Task statement: Report how many lines below contain the word "this", and give only that number.
------ Entries supplied ------
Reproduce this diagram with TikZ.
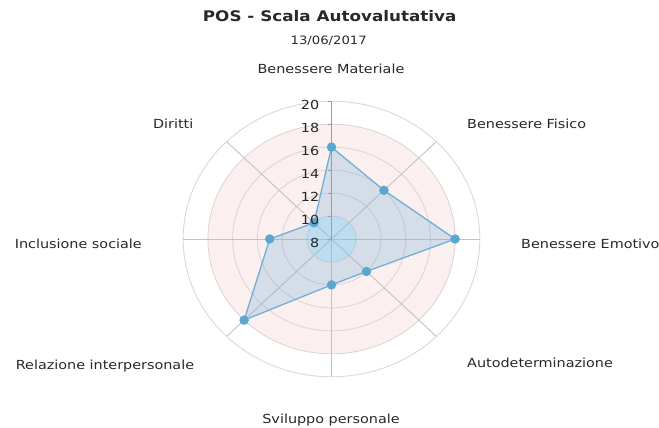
\documentclass[tikz,border=0pt]{standalone}
\usepackage{fontspec}
\setmainfont{DejaVu Sans}[FakeStretch=1.15]
\definecolor{txtgray}{RGB}{40,40,40}
\definecolor{ringgray}{RGB}{222,213,214}
\definecolor{spokegray}{RGB}{195,195,195}
\definecolor{bandpink}{RGB}{251,239,240}
\definecolor{bandblue}{RGB}{218,239,250}
\definecolor{serieblue}{RGB}{112,176,214}
\definecolor{markblue}{RGB}{92,166,208}
\tikzset{
  catlabel/.style={font=\fontsize{12.5}{14}\selectfont, text=txtgray, inner sep=0pt},
  ticklabel/.style={font=\fontsize{12.5}{14}\selectfont, text=txtgray, inner sep=0pt, anchor=east},
  ring/.style={draw=ringgray, line width=0.9pt},
  spoke/.style={draw=spokegray, line width=0.9pt},
  datapt/.style={circle, fill=markblue, inner sep=0pt, minimum size=9.5pt},
}
\begin{document}
\begin{tikzpicture}[x=1pt,y=-1pt]
    \useasboundingbox (0,0) rectangle (659,428);
    % title
    \node [font=\bfseries\fontsize{14.6}{17}\selectfont, text=txtgray, anchor=base] (title) at (329.7,21.7) {POS - Scala Autovalutativa};
    \node [font=\fontsize{11.5}{13}\selectfont, text=txtgray, anchor=base] (date) at (328.7,45) {13/06/2017};
    % radar
    \begin{scope}[shift={(331.5,239)}]
    \begin{scope}[x=12.36pt,y=11.48pt]
        \coordinate (c) at (0,0);
        \fill [bandpink] (c) ellipse [x radius=10, y radius=10];
        \fill [bandblue] (c) ellipse [x radius=2, y radius=2];
        \foreach \r in {2,4,...,12}
            \draw [ring] (c) ellipse [x radius=\r, y radius=\r];
        \foreach \a in {0,45,...,315}
            \draw [spoke] (c) -- (\a:12);
        \draw [spokegray!80!black, line width=0.9pt] (c) -- (0,12);
        \foreach \r in {0,2,...,12}
            \draw [spokegray!80!black, line width=0.9pt] (0,\r) -- ++(-4pt,0);
        % values
        \coordinate (p-mat) at (90:8);
        \coordinate (p-fis) at (45:6);
        \coordinate (p-emo) at (0:10);
        \coordinate (p-aut) at (-45:4);
        \coordinate (p-svi) at (-90:4);
        \coordinate (p-rel) at (-135:10);
        \coordinate (p-inc) at (180:5);
        \coordinate (p-dir) at (135:2);
        \filldraw [draw=serieblue, line width=1.3pt, fill=serieblue, fill opacity=.28, line join=round]
            (p-mat) -- (p-fis) -- (p-emo) -- (p-aut) -- (p-svi) -- (p-rel) -- (p-inc) -- (p-dir) -- cycle;
        \foreach \p in {mat,fis,emo,aut,svi,rel,inc,dir}
            \node [datapt] (m-\p) at (p-\p) {};
        \foreach \v in {8,10,...,20}
            \node [ticklabel, yshift=-3.8pt] (t-\v) at (-0.98,\v-8) {\v};
    \end{scope}
    \end{scope}
    % categories
    \node [catlabel, anchor=base] (l-mat) at (331,73.3) {Benessere Materiale};
    \node [catlabel, anchor=base west] (l-fis) at (467,128.5) {Benessere Fisico};
    \node [catlabel, anchor=base west] (l-emo) at (521,248.5) {Benessere Emotivo};
    \node [catlabel, anchor=base west] (l-aut) at (467,367) {Autodeterminazione};
    \node [catlabel, anchor=base] (l-svi) at (331,423) {Sviluppo personale};
    \node [catlabel, anchor=base east] (l-rel) at (194.3,369) {Relazione interpersonale};
    \node [catlabel, anchor=base east] (l-inc) at (142,248) {Inclusione sociale};
    \node [catlabel, anchor=base east] (l-dir) at (193.5,128.5) {Diritti};
\end{tikzpicture}
\end{document}
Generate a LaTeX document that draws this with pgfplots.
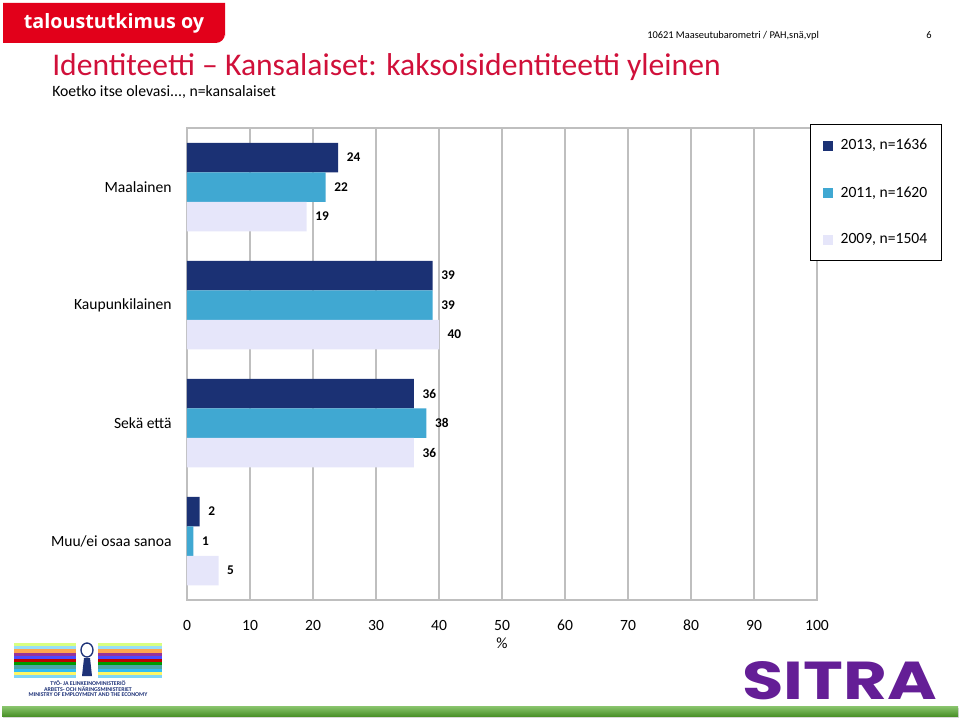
\documentclass[border=0pt]{standalone}
\usepackage{graphicx}
\usepackage{pgfplots}
\pgfplotsset{compat=1.18}
\usepackage{fontspec}
\setmainfont{Carlito}
\newfontfamily\logofont{Open Sans}
\newfontfamily\sitrafont{Poppins}
\definecolor{cA}{RGB}{27,49,116}
\definecolor{cB}{RGB}{64,168,210}
\definecolor{cC}{RGB}{230,230,250}
\definecolor{titlered}{RGB}{208,16,58}
\definecolor{logored}{RGB}{226,0,26}
\definecolor{gridgray}{RGB}{191,191,191}
\definecolor{sitra}{RGB}{100,30,150}
\definecolor{mingreen}{RGB}{88,172,48}
\definecolor{minnavy}{RGB}{30,50,120}
\begin{document}
\begin{tikzpicture}
\begin{scope}[x=0.75pt,y=-0.75pt]
\path[use as bounding box] (0,0) rectangle (960,724);
% logo
\fill[logored, rounded corners=0pt] (3,3) -- (225,3) -- (225,36) [rounded corners=7pt]-- (225,43) [rounded corners=0pt] -- (3,43) -- cycle;
\node[anchor=center, inner sep=0, text=white] at (114,23) {\logofont\bfseries\fontsize{14.8}{16}\selectfont taloustutkimus oy};
% header
\node[anchor=base west, inner sep=0] at (647,39) {\fontsize{7.8}{9}\selectfont 10621 Maaseutubarometri / PAH,snä,vpl};
\node[anchor=base, inner sep=0] at (929,39) {\fontsize{7.8}{9}\selectfont 6};
% title
\node[anchor=base west, inner sep=0, text=titlered] at (52,75) {\fontsize{23.7}{28}\selectfont Identiteetti – Kansalaiset: kaksoisidentiteetti yleinen};
\node[anchor=base west, inner sep=0] at (52,96) {\fontsize{11.8}{14}\selectfont Koetko itse olevasi..., n=kansalaiset};
% x label
\node[anchor=center, inner sep=0] at (502,643) {\fontsize{11.7}{14}\selectfont \%};
% ministry logo
\foreach \c [count=\i] in {green!30!yellow!50,cyan!40,orange!70,violet!80,blue!70,red!75!black,green!60!black,teal!70,cyan!80,yellow!60,cyan!50} {
  \fill[\c] (14,{643+(\i-1)*3.2}) rectangle (162,{643+\i*3.2});
}
\fill[white] (76,642) rectangle (98,679);
\draw[minnavy, line width=1pt] (87,650) ellipse (6 and 7);
\fill[minnavy] (84,658) -- (90,658) -- (92,676) -- (82,676) -- cycle;
\node[anchor=center, inner sep=0, text=minnavy] at (88,683) {\fontsize{4.4}{5}\selectfont\bfseries TYÖ- JA ELINKEINOMINISTERIÖ};
\node[anchor=center, inner sep=0, text=minnavy] at (88,689) {\fontsize{4.4}{5}\selectfont\bfseries ARBETS- OCH NÄRINGSMINISTERIET};
\node[anchor=center, inner sep=0, text=minnavy] at (88,695) {\fontsize{4.4}{5}\selectfont\bfseries MINISTRY OF EMPLOYMENT AND THE ECONOMY};
% SITRA
\node[anchor=south west, inner sep=0, text=sitra] at (742,700) {\resizebox{146pt}{28.5pt}{\sitrafont\bfseries SITRA}};
% green bar
\fill[gray!30] (3,708) rectangle (959,718);
\shade[top color=mingreen!70!white, bottom color=mingreen!85!black] (2,706) rectangle (958,716);
\end{scope}
\begin{axis}[
  at={(140.25pt,-450pt)}, anchor=south west,
  scale only axis, width=472.5pt, height=354pt,
  xbar, bar width=0.25,
  xmin=0, xmax=100, ymin=-0.5, ymax=3.5, y dir=reverse,
  xtick={0,10,...,100},
  ytick={0,1,2,3},
  yticklabels={Maalainen,Kaupunkilainen,Sekä että,Muu/ei osaa sanoa},
  major tick length=0pt,
  xmajorgrids, grid style={gridgray, line width=1.1pt},
  axis line style={gridgray, line width=1.1pt},
  /pgf/number format/assume math mode=true,
  tick label style={font=\fontsize{11.7}{14}\selectfont},
  xticklabel style={anchor=base, yshift=-23pt},
  yticklabel style={xshift=-8pt},
  point meta=x,
  nodes near coords,
  nodes near coords style={font=\bfseries\fontsize{10}{12}\selectfont, anchor=west, xshift=3pt},
  legend style={at={(0.989,1.008)}, anchor=north west, draw=black, line width=0.8pt,
    font=\fontsize{11.7}{14}\selectfont, row sep=22pt, inner xsep=9pt, inner ysep=9pt,
    /tikz/every odd column/.append style={column sep=4pt}},
  legend cell align=left,
  legend image code/.code={\fill[#1] (0pt,-3.75pt) rectangle (7.5pt,3.75pt);},
]
\addplot[fill=cA, draw=none, bar shift=-0.25] coordinates {(24,0) (39,1) (36,2) (2,3)};
\addplot[fill=cB, draw=none, bar shift=0] coordinates {(22,0) (39,1) (38,2) (1,3)};
\addplot[fill=cC, draw=none, bar shift=0.25] coordinates {(19,0) (40,1) (36,2) (5,3)};
\legend{{2013, n=1636},{2011, n=1620},{2009, n=1504}}
\end{axis}
\end{tikzpicture}
\end{document}
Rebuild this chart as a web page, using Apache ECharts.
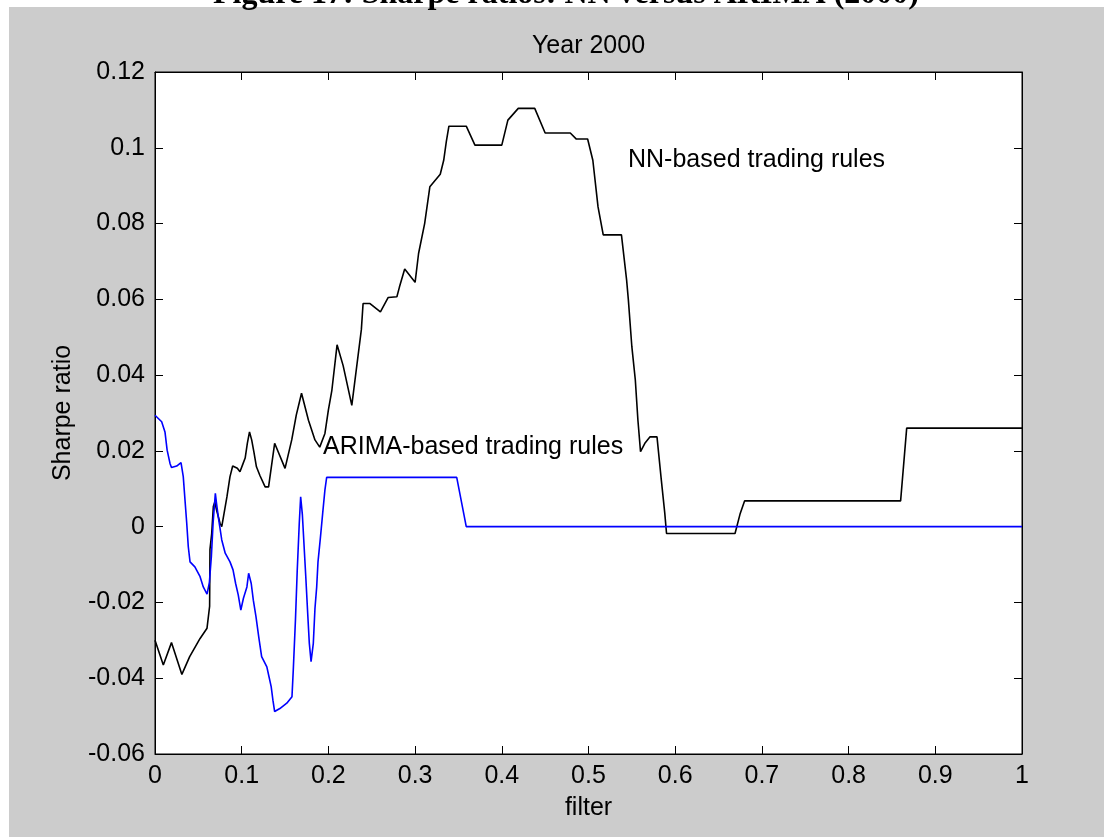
------
Exercise response: 3